─── PROVIDED MATERIAL
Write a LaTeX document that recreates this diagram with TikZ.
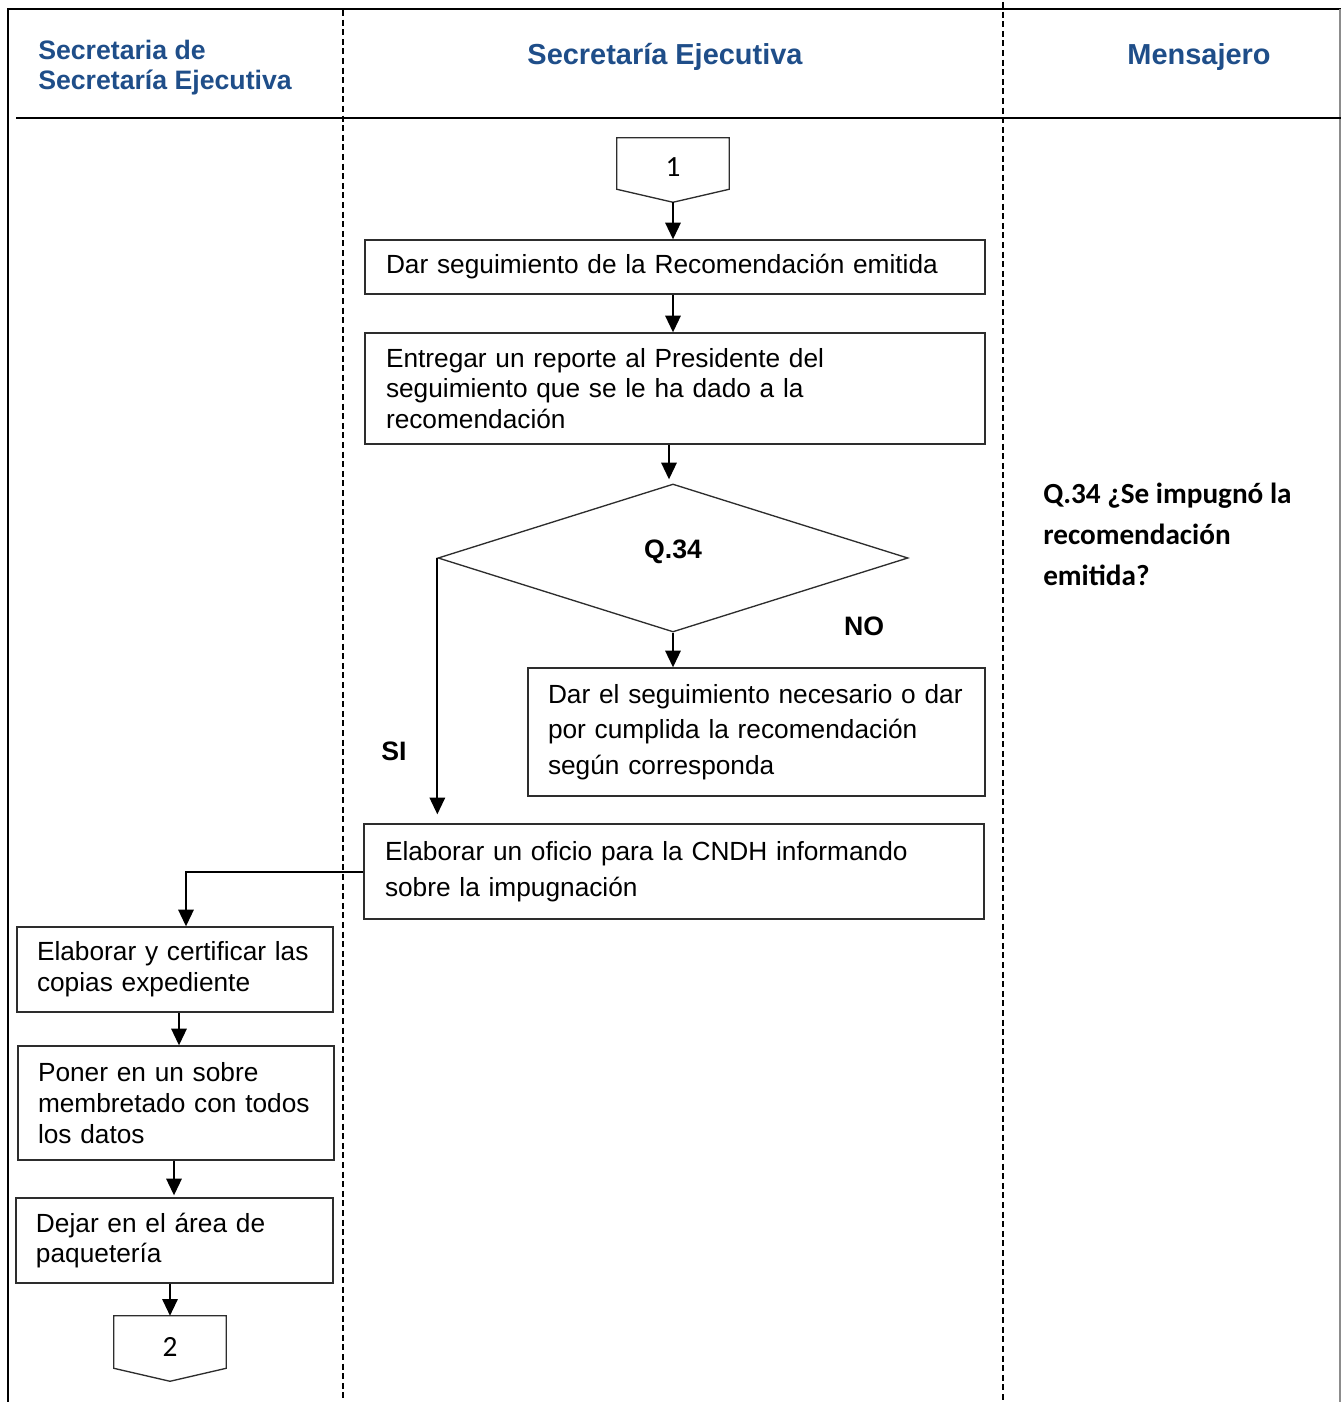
\documentclass[tikz,border=0pt]{standalone}
\usepackage{fontspec}
\setmainfont{Liberation Sans}
\newfontfamily\calib{Carlito}
\usetikzlibrary{arrows.meta,calc,shapes.geometric}
\definecolor{hdr}{RGB}{31,78,137}
\definecolor{boxline}{RGB}{45,45,45}
\begin{document}
\begin{tikzpicture}[x=0.75pt,y=-0.75pt,
  lane/.style={line width=1.5pt, black},
  lanedash/.style={line width=1.5pt, black, dash pattern=on 4.5pt off 2.7pt},
  arr/.style={line width=1.5pt, black, -{Triangle[length=12.5pt,width=11.5pt]}},
  box/.style={draw=boxline, line width=1pt, inner xsep=15.75pt, inner ysep=0pt, align=left, anchor=center},
  f23/.style={font=\fontsize{19.7}{23}\selectfont},
  f27/.style={font=\fontsize{19.7}{26.6}\selectfont},
  hdrtext/.style={text=hdr, inner sep=0pt},
  lbl/.style={inner sep=0pt, font=\bfseries\fontsize{20}{23}\selectfont},
  offpage/.style={inner sep=0pt, minimum width=84pt, minimum height=38.25pt, font=\calib\fontsize{22}{25}\selectfont},
  offline/.style={draw=boxline, line width=1pt}
]
\useasboundingbox (0,0) rectangle (1341,1402);

% frame and lanes
\draw[lane] (8,1402) -- (8,9) -- (1341,9);
\draw[line width=1.5pt, black!45] (1340,9) -- (1340,1402);
\draw[lane] (16,118) -- (1341,118);
\draw[lanedash] (343,10) -- (343,1402);
\draw[lanedash] (1003,2) -- (1003,1402);

% headers
\node[hdrtext, anchor=west, align=left, font=\bfseries\fontsize{20}{22.5}\selectfont] (h1) at (38,68) {Secretaria de\\Secretaría Ejecutiva};
\node[hdrtext, font=\bfseries\fontsize{21.7}{25}\selectfont] (h2) at (665,57) {Secretaría Ejecutiva};
\node[hdrtext, font=\bfseries\fontsize{21.7}{25}\selectfont] (h3) at (1199,57) {Mensajero};

% off-page connector 1
\node[offpage] (c1) at (673,163.5) {\raisebox{-9.6pt}[0pt][0pt]{1}};
\coordinate (c1tip) at ($(c1.south)+(0,13)$);
\draw[offline] (c1.north west) -- (c1.north east) -- (c1.south east) -- (c1tip) -- (c1.south west) -- cycle;

% process boxes
\node[box, f23, minimum width=465pt, text width=433.5pt, minimum height=40.5pt] (b1) at (675,267) {Dar seguimiento de la Recomendación emitida};
\node[box, f23, minimum width=465pt, text width=433.5pt, minimum height=83.25pt] (b2) at (675,388.5) {Entregar un reporte al Presidente del\\seguimiento que se le ha dado a la\\recomendación};
\node[draw=boxline, line width=1pt, diamond, minimum width=352.5pt, minimum height=111pt, inner sep=0pt, font=\bfseries\fontsize{20}{23}\selectfont] (dia) at (673,558) {\raisebox{12.5pt}{Q.34}};
\node[box, f27, inner xsep=15pt, minimum width=342.75pt, text width=312.75pt, minimum height=96pt] (b3) at (756.5,732) {\mbox{Dar el seguimiento necesario o dar}\\\mbox{por cumplida la recomendación}\\\mbox{según corresponda}};
\node[box, f27, minimum width=465pt, text width=433.5pt, minimum height=71.25pt] (b4) at (674,871.5) {\mbox{Elaborar un oficio para la CNDH informando}\\sobre la impugnación};
\node[box, f23, inner xsep=15pt, minimum width=237pt, text width=207pt, minimum height=63.75pt] (b5) at (175,969.5) {\mbox{Elaborar y certificar las}\\copias expediente};
\node[box, f23, inner xsep=15pt, minimum width=237pt, text width=207pt, minimum height=85.5pt] (b6) at (176,1103) {Poner en un sobre\\\mbox{membretado con todos}\\los datos};
\node[box, f23, inner xsep=15pt, minimum width=237.75pt, text width=207.75pt, minimum height=63.75pt] (b7) at (174.5,1240.5) {Dejar en el área de\\paquetería};

% off-page connector 2
\node[offpage, minimum height=39pt] (c2) at (170,1342) {\raisebox{-10.75pt}[0pt][0pt]{2}};
\coordinate (c2tip) at ($(c2.south)+(0,13)$);
\draw[offline] (c2.north west) -- (c2.north east) -- (c2.south east) -- (c2tip) -- (c2.south west) -- cycle;

% labels
\node[lbl] (no) at (864,626) {NO};
\node[lbl] (si) at (394,751) {SI};
\node[anchor=west, align=left, inner sep=0pt, font=\calib\bfseries\fontsize{21.9}{30.75}\selectfont] (q) at (1043,534) {Q.34 ¿Se impugnó la\\recomendación\\emitida?};

% connectors
\draw[arr] (c1tip) -- (c1tip |- b1.north);
\draw[arr] (c1tip |- b1.south) -- (c1tip |- b2.north);
\draw[arr, shorten >=3pt] ($(b2.south)+(-6,0)$) -- ($(b2.south |- dia.north)+(-6,0)$);
\draw[arr] (dia.south) -- (dia.south |- b3.north);
\draw[arr, shorten >=6.75pt] (dia.west) -- (dia.west |- b4.north);
\draw[arr] (b4.west) -| ($(b5.north)+(11,0)$);
\draw[arr] ($(b5.south)+(4,0)$) -- ($(b5.south |- b6.north)+(4,0)$);
\draw[arr, shorten >=1.5pt] ($(b6.south)+(-2,0)$) -- ($(b6.south |- b7.north)+(-2,0)$);
\draw[arr] (c2.north |- b7.south) -- (c2.north);
\end{tikzpicture}
\end{document}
──────
▶ AIM OF THE TASK
With all pictures left out, please transcribe exactly the lines from the start of the material through the line with "(c1.south west) -- cycle;".

▶ COMPLETE ANSWER
Write a LaTeX document that recreates this diagram with TikZ.
\documentclass[tikz,border=0pt]{standalone}
\usepackage{fontspec}
\setmainfont{Liberation Sans}
\newfontfamily\calib{Carlito}
\usetikzlibrary{arrows.meta,calc,shapes.geometric}
\definecolor{hdr}{RGB}{31,78,137}
\definecolor{boxline}{RGB}{45,45,45}
\begin{document}
\begin{tikzpicture}[x=0.75pt,y=-0.75pt,
  lane/.style={line width=1.5pt, black},
  lanedash/.style={line width=1.5pt, black, dash pattern=on 4.5pt off 2.7pt},
  arr/.style={line width=1.5pt, black, -{Triangle[length=12.5pt,width=11.5pt]}},
  box/.style={draw=boxline, line width=1pt, inner xsep=15.75pt, inner ysep=0pt, align=left, anchor=center},
  f23/.style={font=\fontsize{19.7}{23}\selectfont},
  f27/.style={font=\fontsize{19.7}{26.6}\selectfont},
  hdrtext/.style={text=hdr, inner sep=0pt},
  lbl/.style={inner sep=0pt, font=\bfseries\fontsize{20}{23}\selectfont},
  offpage/.style={inner sep=0pt, minimum width=84pt, minimum height=38.25pt, font=\calib\fontsize{22}{25}\selectfont},
  offline/.style={draw=boxline, line width=1pt}
]
\useasboundingbox (0,0) rectangle (1341,1402);

% frame and lanes
\draw[lane] (8,1402) -- (8,9) -- (1341,9);
\draw[line width=1.5pt, black!45] (1340,9) -- (1340,1402);
\draw[lane] (16,118) -- (1341,118);
\draw[lanedash] (343,10) -- (343,1402);
\draw[lanedash] (1003,2) -- (1003,1402);

% headers
\node[hdrtext, anchor=west, align=left, font=\bfseries\fontsize{20}{22.5}\selectfont] (h1) at (38,68) {Secretaria de\\Secretaría Ejecutiva};
\node[hdrtext, font=\bfseries\fontsize{21.7}{25}\selectfont] (h2) at (665,57) {Secretaría Ejecutiva};
\node[hdrtext, font=\bfseries\fontsize{21.7}{25}\selectfont] (h3) at (1199,57) {Mensajero};

% off-page connector 1
\node[offpage] (c1) at (673,163.5) {\raisebox{-9.6pt}[0pt][0pt]{1}};
\coordinate (c1tip) at ($(c1.south)+(0,13)$);
\draw[offline] (c1.north west) -- (c1.north east) -- (c1.south east) -- (c1tip) -- (c1.south west) -- cycle;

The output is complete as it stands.